6 ans après, ni oublié ni pardonné – ???? Info Libertaire

C’est le genre d’anniversaire qu’on préfère ne jamais célébrer. Aujourd’hui 1er décembre, cela fait 6 ans que Mme Zineb Redouane, 80 ans, a été assassinée par une balle de gaz lacrymogène dans la tête. 6 ans que la famille attendait que la justice daigne bouger le petit doigt. Cette semaine, on a appris que le policier responsable de la fusillade a été mis en examen pour « homicide involontaire », 6 ans après les faits. Une justice à deux vitesses.

Rappel des faits. Nous sommes le 1er décembre 2018. Le soulèvement des Gilets jaunes balaie le pays. Et à Marseille, la colère gronde suite à l’effondrement d’immeubles insalubres qui a coûté la vie à plusieurs habitants. Des milliers de personnes manifestent pour la dignité, contre le mal-logement, et sont rejointes par le cortège des Gilets jaunes. Sur la Canebière, c’est un affrontement. Charges, grenades : Zineb Redouane, octogénaire, ferme la fenêtre de son appartement du quatrième étage, pour se protéger du gaz. Elle reçoit alors une grenade lacrymogène, d’un coup droit et dans la tête. Elle est très grièvement blessée au visage. Zineb Redouane est décédée le 2 décembre à l’hôpital.

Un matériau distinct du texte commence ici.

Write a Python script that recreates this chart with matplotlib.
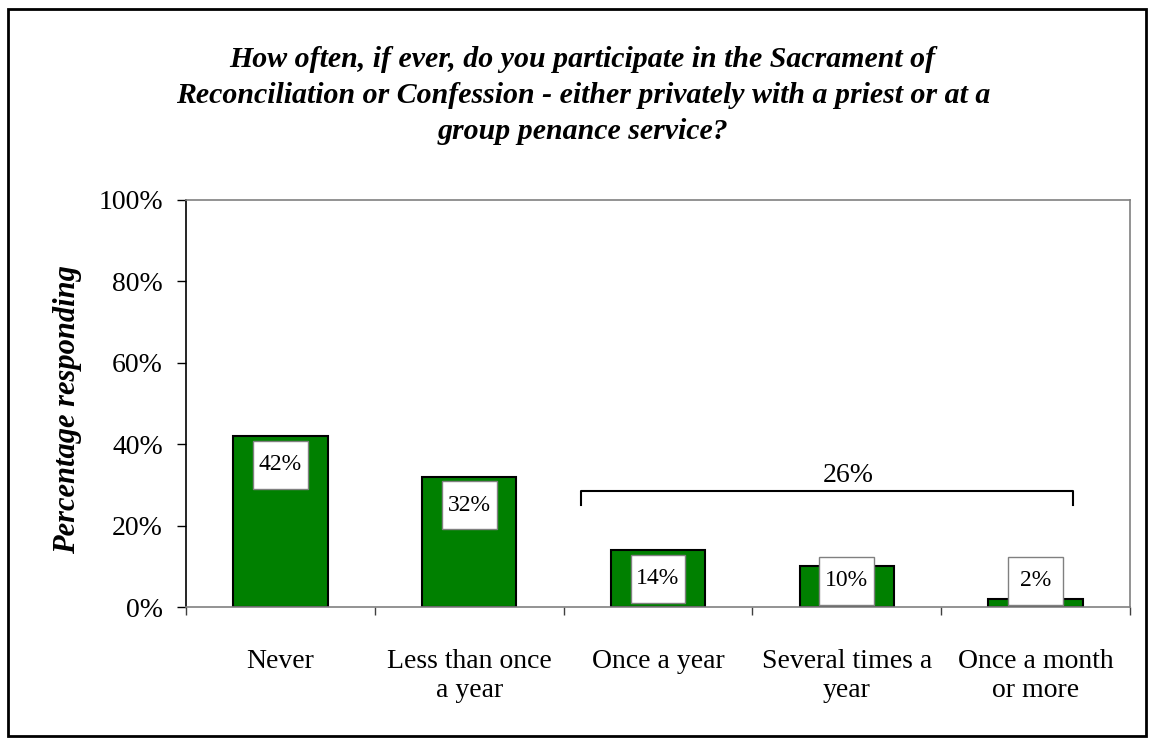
import numpy as np
import matplotlib
matplotlib.use('Agg')
import matplotlib.pyplot as plt
from matplotlib.patches import Rectangle

# survey data
categories = ['Never', 'Less than once\na year', 'Once a year',
              'Several times a\nyear', 'Once a month\nor more']
values = [42, 32, 14, 10, 2]
value_labels = ['42%', '32%', '14%', '10%', '2%']
group_label = '26%'
group_idx = [2, 3, 4]

title = ('How often, if ever, do you participate in the Sacrament of\n'
         'Reconciliation or Confession - either privately with a priest or at a\n'
         'group penance service?')

plt.rcParams['font.family'] = ['Liberation Serif', 'DejaVu Serif']

fig = plt.figure(figsize=(11.54, 7.44), dpi=100)
ax = fig.add_axes([0.1612, 0.1841, 0.818, 0.5471])

x = np.arange(len(categories))
ax.bar(x, values, width=0.5, color='#008000', edgecolor='black', linewidth=1.5, zorder=2)

# white label boxes near the top of each bar
box_w, box_h = 0.29, 11.8
for xi, v, lab in zip(x, values, value_labels):
    yc = max(v - 7, 6.4)
    ax.add_patch(Rectangle((xi - box_w / 2, yc - box_h / 2), box_w, box_h,
                           facecolor='white', edgecolor='#808080', linewidth=1, zorder=3))
    ax.text(xi, yc, lab, ha='center', va='center', fontsize=17, zorder=4)

# bracket over the last three categories
bx0, bx1 = group_idx[0] - 0.41, group_idx[-1] + 0.2
ax.plot([bx0, bx0, bx1, bx1], [25, 28.5, 28.5, 25], color='black', lw=1.5, zorder=2)
ax.text(group_idx[1] + 0.01, 32.3, group_label, ha='center', va='center', fontsize=20)

ax.set_xlim(-0.5, len(categories) - 0.5)
ax.set_ylim(0, 100)
ax.set_yticks(range(0, 101, 20))
ax.set_yticklabels([f'{t}%' for t in range(0, 101, 20)], fontsize=20)
ax.tick_params(axis='y', length=6.5, width=1, pad=10, color='black')

ax.set_xticks(x)
ax.set_xticklabels(categories, fontsize=20, linespacing=1.25)
ax.set_xticks(np.arange(len(categories) + 1) - 0.5, minor=True)
ax.tick_params(axis='x', which='major', length=0, pad=30)
ax.tick_params(axis='x', which='minor', length=6, width=1, color='#404040')

for side in ['top', 'right', 'bottom']:
    ax.spines[side].set_color('#808080')
    ax.spines[side].set_linewidth(1.2)
ax.spines['left'].set_color('black')
ax.spines['left'].set_linewidth(1.2)

ax.set_ylabel('Percentage responding', fontsize=22, fontweight='bold', style='italic')
ax.yaxis.set_label_coords(-0.110, 0.484)

fig.text(0.505, 0.872, title, ha='center', va='center', fontsize=21.5,
         fontweight='bold', style='italic', linespacing=1.42)

# outer frame around the whole chart
fig.patches.append(Rectangle((0.007, 0.011), 0.986, 0.977, transform=fig.transFigure,
                             fill=False, edgecolor='black', linewidth=2))

fig.savefig('out.png', dpi=100)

Le ministre de l’Intérieur affirme que le décès de la victime n’a pas été causé par la police. Or, l’unité CRS à l’origine de la fusillade va refuser de faire examiner ses armes : une entrave à l’enquête. Des pratiques ouvertement mafieuses. Plus grave encore, on apprend que la police a immédiatement « nettoyé » la scène du crime, allant récupérer les projectiles directement dans l’appartement de Zineb Redouane, alors mourante. Tout aussi choquant, le procureur en charge du dossier était du côté des CRS qui ont tiré au moment des faits ! Une photo prise le 1er décembre montre ce magistrat habillé en tenue de ninja aux côtés des lignes de police. L’homme en charge du dossier a donc été lui aussi au cœur de la répression.

Comble du cynisme, il avait accusé les mauvaises conditions de traitement de la victime à l’hôpital d’être responsables de sa mort… Il a depuis été écarté du dossier. Une enquête du groupe de travail Index permettra de prouver que le CRS a tiré vers la fenêtre en reconstituant précisément la scène. Le travail que la justice aurait dû faire a été réalisé par une ONG d’enquête indépendante.

Si une enquête est ouverte en 2018, le nom du CRS ne sera connu qu’en 2021. Depuis 2020, les pseudo expertises abondent pour blanchir le criminel. On apprend tour à tour que la fusillade était légale et que la mort de la victime était accidentelle. Puis une contre-expertise a conclu qu’un tir direct était interdit. L’IGPN revient sur l’hypothèse d’une fusillade réglementaire et demande une simple saisine du policier devant le conseil de discipline. En 2021, le directeur général de la police nationale (DGPN) Frédéric Veaux décide de ne pas en tenir compte.

Pour la défense du policier, « la fatigue », le « manque de visibilité », la « tension » et « la nécessité légalement établie de tirer ». Le tueur et son supérieur, « très bien notés », s’en sortent donc avec un vulgaire entraînement pour « rappeler les consignes en vigueur sur l’usage des moyens de défense ».

Rappelons que l’année dernière, des peines de prison ont été infligées à la volée à de jeunes rebelles après la mort de Nahel pour des faits aussi graves qu’un vol de canette. Mais la vie d’une femme musulmane dans un quartier populaire n’a aucune valeur pour ces gens. Il a également fallu des démarches auprès de la famille, une contre-expertise et la pugnacité d’un avocat pour que cette affaire ne soit pas enterrée.

L’État fera tout pour effacer la mémoire des défunts. Pour commémorer les trois ans de sa mort, une plaque au nom de Zineb Redouane a été posée dans la rue où elle habitait. Moins de 24 heures plus tard, la plaque était arrachée. Comme pour effacer toute trace. Le lendemain, la marche en hommage à Zineb Redouane était interdite par la préfecture.

En septembre 2024 donc, retournement de situation, les CRS sont mis en examen. « La justice savait dès le début qu’elle devait inculper ce policier, mais a manqué de courage face à toutes les pressions qui existaient dans cette affaire », déclare aujourd’hui l’avocat de la famille, Me Yassine Bouzrou. Mais la qualification d’homicide « involontaire » porte encore la marque d’une logique d’impunité. À suivre.

Entre 1977 et 2022, au moins 861 personnes sont mortes des suites des actions des forces de l’ordre. C’est le chiffre qui devrait faire la une des journaux. Mais les chiffres ont des noms et des visages derrière eux. Zineb Redouane restera à jamais l’une d’entre elles.